* **Data block**
○ ○ ○ ○
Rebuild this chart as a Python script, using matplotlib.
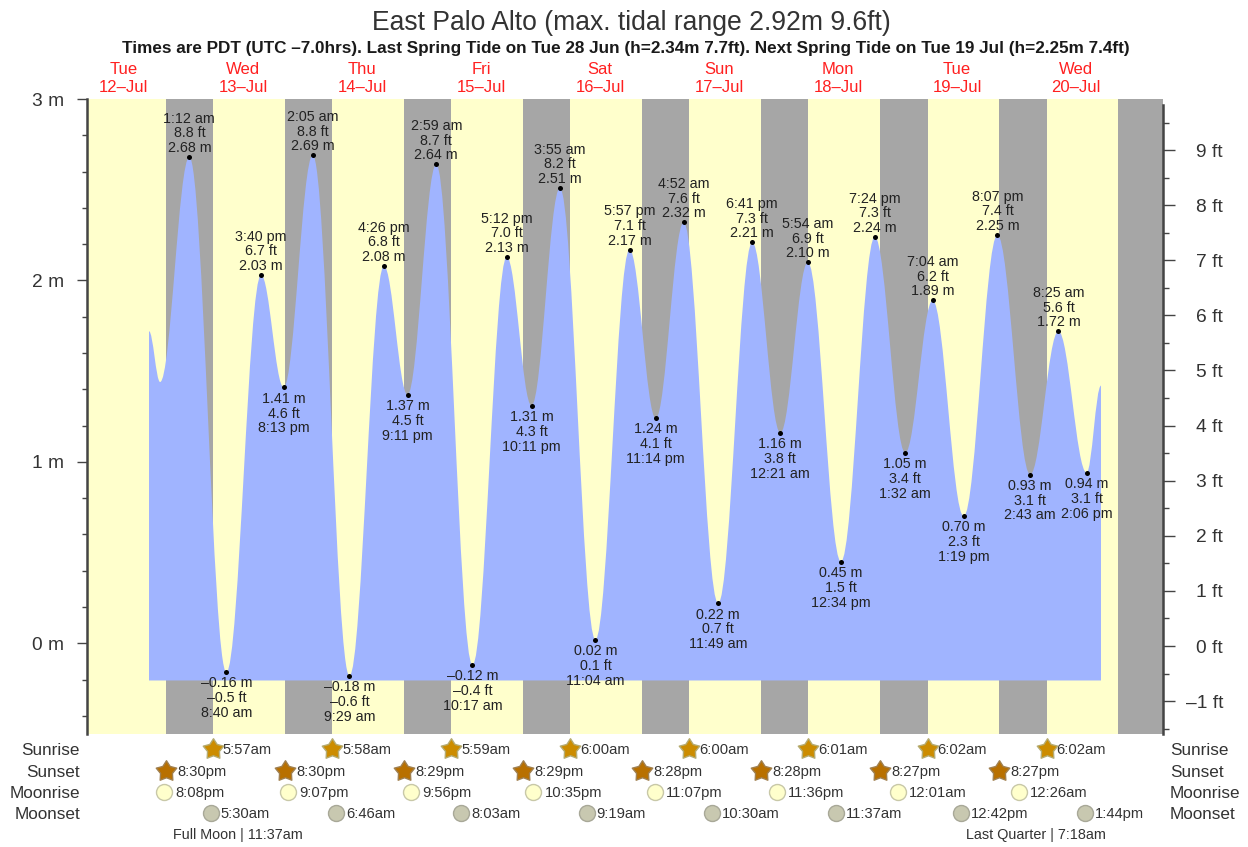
#!/usr/bin/env python3
import matplotlib
matplotlib.use('Agg')
import matplotlib.pyplot as plt
from matplotlib.path import Path
from matplotlib.patches import PathPatch
from matplotlib.transforms import blended_transform_factory
import numpy as np

plt.rcParams['font.family'] = ['Liberation Sans', 'DejaVu Sans']

# tide extremes: (day of July, clock time)
tide_days = [13, 13, 13, 13, 14, 14, 14, 14, 15, 15, 15, 15, 16, 16, 16, 16,
             17, 17, 17, 18, 18, 18, 18, 19, 19, 19, 19, 20, 20, 20]
tide_times = ['1:12 am', '8:40 am', '3:40 pm', '8:13 pm', '2:05 am', '9:29 am', '4:26 pm', '9:11 pm',
              '2:59 am', '10:17 am', '5:12 pm', '10:11 pm', '3:55 am', '11:04 am', '5:57 pm', '11:14 pm',
              '4:52 am', '11:49 am', '6:41 pm', '12:21 am', '5:54 am', '12:34 pm', '7:24 pm',
              '1:32 am', '7:04 am', '1:19 pm', '8:07 pm', '2:43 am', '8:25 am', '2:06 pm']
tide_m = [2.68, -0.16, 2.03, 1.41, 2.69, -0.18, 2.08, 1.37, 2.64, -0.12, 2.13, 1.31, 2.51, 0.02, 2.17, 1.24,
          2.32, 0.22, 2.21, 1.16, 2.10, 0.45, 2.24, 1.05, 1.89, 0.70, 2.25, 0.93, 1.72, 0.94]
tide_ft = [8.8, -0.5, 6.7, 4.6, 8.8, -0.6, 6.8, 4.5, 8.7, -0.4, 7.0, 4.3, 8.2, 0.1, 7.1, 4.1,
           7.6, 0.7, 7.3, 3.8, 6.9, 1.5, 7.3, 3.4, 6.2, 2.3, 7.4, 3.1, 5.6, 3.1]

# ends of the plotted curve, outside the labelled extremes
start_days = [12, 12]
start_times = ['5:04 pm', '7:18 pm']
start_m = [1.72, 1.44]
end_day = 20
end_time = '5:00 pm'
end_m = 1.42

day_names = ['Tue', 'Wed', 'Thu', 'Fri', 'Sat', 'Sun', 'Mon', 'Tue', 'Wed']
day_nums = [12, 13, 14, 15, 16, 17, 18, 19, 20]

sunrise_days = [13, 14, 15, 16, 17, 18, 19, 20]
sunrise = ['5:57am', '5:58am', '5:59am', '6:00am', '6:00am', '6:01am', '6:02am', '6:02am']
sunset_days = [12, 13, 14, 15, 16, 17, 18, 19]
sunset = ['8:30pm', '8:30pm', '8:29pm', '8:29pm', '8:28pm', '8:28pm', '8:27pm', '8:27pm']
moonrise_days = [12, 13, 14, 15, 16, 17, 19, 20]
moonrise = ['8:08pm', '9:07pm', '9:56pm', '10:35pm', '11:07pm', '11:36pm', '12:01am', '12:26am']
moonset_days = [13, 14, 15, 16, 17, 18, 19, 20]
moonset = ['5:30am', '6:46am', '8:03am', '9:19am', '10:30am', '11:37am', '12:42pm', '1:44pm']

YELLOW = '#ffffcc'
GRAY = '#a6a6a6'
BLUE = '#a0b4ff'
TXT = '#222222'
AXC = '#444444'


def hours(day, clock):
    ''' hours since 00:00 on 13 Jul '''
    clock = clock.replace(' ', '')
    h, m = clock[:-2].split(':')
    h = int(h) % 12
    if clock.endswith('pm'):
        h += 12
    return (day - 13) * 24 + h + int(m) / 60


tide_h = [hours(d, t) for d, t in zip(tide_days, tide_times)]
curve_x = [hours(d, t) for d, t in zip(start_days, start_times)] + tide_h + [hours(end_day, end_time)]
curve_y = start_m + tide_m + [end_m]

fig = plt.figure(figsize=(12.48, 8.47), dpi=100)
ax = fig.add_axes([87 / 1248, 1 - 734 / 847, (1163 - 87) / 1248, (734 - 99) / 847])
px_per_h = 4.96
x0 = (87 - 183.4) / px_per_h
x1 = (1163 - 183.4) / px_per_h
ax.set_xlim(x0, x1)
ax.set_ylim(-0.5, 3)
ax.set_facecolor(YELLOW)

# night bands
dusk = [hours(d, t) for d, t in zip(sunset_days, sunset)] + [hours(20, '8:27pm')]
dawn = [hours(d, t) for d, t in zip(sunrise_days, sunrise)] + [x1]
for a, b in zip(dusk, dawn):
    ax.axvspan(a, b, facecolor=GRAY, edgecolor='none', zorder=1)

# tide curve, flat at each turning point
base = -0.205
verts = [(curve_x[0], base), (curve_x[0], curve_y[0])]
codes = [Path.MOVETO, Path.LINETO]
k = 0.37
for i in range(len(curve_x) - 1):
    dx = curve_x[i + 1] - curve_x[i]
    verts += [(curve_x[i] + k * dx, curve_y[i]), (curve_x[i + 1] - k * dx, curve_y[i + 1]), (curve_x[i + 1], curve_y[i + 1])]
    codes += [Path.CURVE4] * 3
verts += [(curve_x[-1], base), (curve_x[0], base)]
codes += [Path.LINETO, Path.CLOSEPOLY]
ax.add_patch(PathPatch(Path(verts, codes), facecolor=BLUE, edgecolor='none', zorder=2))

# extreme dots and labels
ax.plot(tide_h, tide_m, 'o', color='black', ms=3.6, mew=0, zorder=4)
for i, (x, m, ft, t) in enumerate(zip(tide_h, tide_m, tide_ft, tide_times)):
    ms = f'{m:.2f} m'.replace('-', '–')
    fts = f'{ft:.1f} ft'.replace('-', '–')
    high = (i == 0 or m > tide_m[i - 1]) and (i == len(tide_m) - 1 or m > tide_m[i + 1])
    if high:
        ax.annotate(f'{t}\n{fts}\n{ms}', (x, m), xytext=(0, 1.5), textcoords='offset points', ha='center', va='bottom',
                    fontsize=10.3, color=TXT, linespacing=1.05, zorder=5)
    else:
        ax.annotate(f'{ms}\n{fts}\n{t}', (x, m), xytext=(0, -3), textcoords='offset points', ha='center', va='top',
                    fontsize=10.3, color=TXT, linespacing=1.08, zorder=5)

# axes: metres on the left, feet on the right
for s in ['top', 'bottom', 'right']:
    ax.spines[s].set_visible(False)
ax.spines['left'].set_linewidth(1.8)
ax.spines['left'].set_color(AXC)
ax.set_xticks([])
ax.set_yticks([0, 1, 2, 3])
ax.set_yticklabels(['0 m', '1 m', '2 m', '3 m'])
ax.set_yticks(np.arange(-0.4, 3, 0.2), minor=True)
ax.tick_params(axis='y', which='major', length=7.5, width=1, color=AXC, labelsize=13.8, labelcolor='#333333', pad=9)
ax.tick_params(axis='y', which='minor', length=3.5, width=1, color=AXC)

ft_top = (646 - 99) / 55.1
ft_bot = (646 - 734) / 55.1
axr = ax.twinx()
axr.set_ylim(ft_bot, ft_top)
for s in ['top', 'bottom', 'left']:
    axr.spines[s].set_visible(False)
axr.spines['right'].set_linewidth(1.8)
axr.spines['right'].set_color(AXC)
axr.spines['right'].set_bounds(ft_bot, (646 - 105) / 55.1)
ft_ticks = list(range(-1, 10))
axr.set_yticks(ft_ticks)
axr.set_yticklabels([f'{v} ft'.replace('-', '–') for v in ft_ticks], ha='right')
axr.set_yticks(np.arange(-1.5, 10, 1), minor=True)
axr.tick_params(axis='y', which='major', length=8.5, width=1, color=AXC, labelsize=13.8, labelcolor='#333333', pad=34.7)
axr.tick_params(axis='y', which='minor', length=4, width=1, color=AXC)

# titles
fig.text(631 / 1248, 1 - 23 / 847, 'East Palo Alto (max. tidal range 2.92m 9.6ft)', ha='center', va='center',
         fontsize=19.1, color='#333333')
fig.text(625.5 / 1248, 1 - 49 / 847,
         'Times are PDT (UTC –7.0hrs). Last Spring Tide on Tue 28 Jun (h=2.34m 7.7ft). Next Spring Tide on Tue 19 Jul (h=2.25m 7.4ft)',
         ha='center', va='center', fontsize=12.3, fontweight='bold', color='#1a1a1a')

# day headers at noon
top = blended_transform_factory(ax.transData, fig.transFigure)
for name, num in zip(day_names, day_nums):
    x = (num - 13) * 24 + 12
    ax.text(x, 1 - 69 / 847, name, transform=top, ha='center', va='center', fontsize=12, color='#ff2020', clip_on=False)
    ax.text(x, 1 - 87 / 847, f'{num}–Jul', transform=top, ha='center', va='center', fontsize=12, color='#ff2020', clip_on=False)

# sun and moon rows
star = Path.unit_regular_star(5, innerCircle=0.58)
rows = [
    ('Sunrise', 750, sunrise_days, sunrise, star, 15.5, '#cc8c00', '#b5ab70', 10),
    ('Sunset', 772, sunset_days, sunset, star, 15.5, '#b87000', '#a08050', 11),
    ('Moonrise', 793, moonrise_days, moonrise, 'o', 11.5, '#ffffcc', '#c8c8a8', 11),
    ('Moonset', 814, moonset_days, moonset, 'o', 11.5, '#c8c8b0', '#a8a898', 10),
]
for label, ypx, days, times, marker, ms, fc, ec, gap in rows:
    yf = 1 - ypx / 847
    fig.text(80 / 1248, yf, label, ha='right', va='center', fontsize=12.3, color='#333333')
    fig.text(1170 / 1248, yf, label, ha='left', va='center', fontsize=12.3, color='#333333')
    xs = [hours(d, t) for d, t in zip(days, times)]
    ax.plot(xs, [yf + 1.5 / 847] * len(xs), linestyle='none', marker=marker, ms=ms, mfc=fc, mec=ec, mew=1,
            transform=top, clip_on=False, zorder=6)
    for x, t in zip(xs, times):
        ax.annotate(t, xy=(x, yf), xycoords=top, xytext=(gap * 0.72, 0), textcoords='offset points',
                    ha='left', va='center', fontsize=10.6, color='#333333', annotation_clip=False)

# moon phases
phase_x = [10.9, 171.9]
phase_text = ['Full Moon | 11:37am', 'Last Quarter | 7:18am']
for x, t in zip(phase_x, phase_text):
    ax.text(x, 1 - 835 / 847, t, transform=top, ha='center', va='center', fontsize=10.4, color='#333333', clip_on=False)

fig.savefig('out.png', dpi=100, facecolor='white')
○ ○ ○ ○
* **Instructions to follow**
Restate, line by line and word for word, everything from the top of the material through the line that contains "plt.rcParams['font.family'] = ['Liberation". Leave pictures out.

* **Result**
Rebuild this chart as a Python script, using matplotlib.
#!/usr/bin/env python3
import matplotlib
matplotlib.use('Agg')
import matplotlib.pyplot as plt
from matplotlib.path import Path
from matplotlib.patches import PathPatch
from matplotlib.transforms import blended_transform_factory
import numpy as np

plt.rcParams['font.family'] = ['Liberation Sans', 'DejaVu Sans']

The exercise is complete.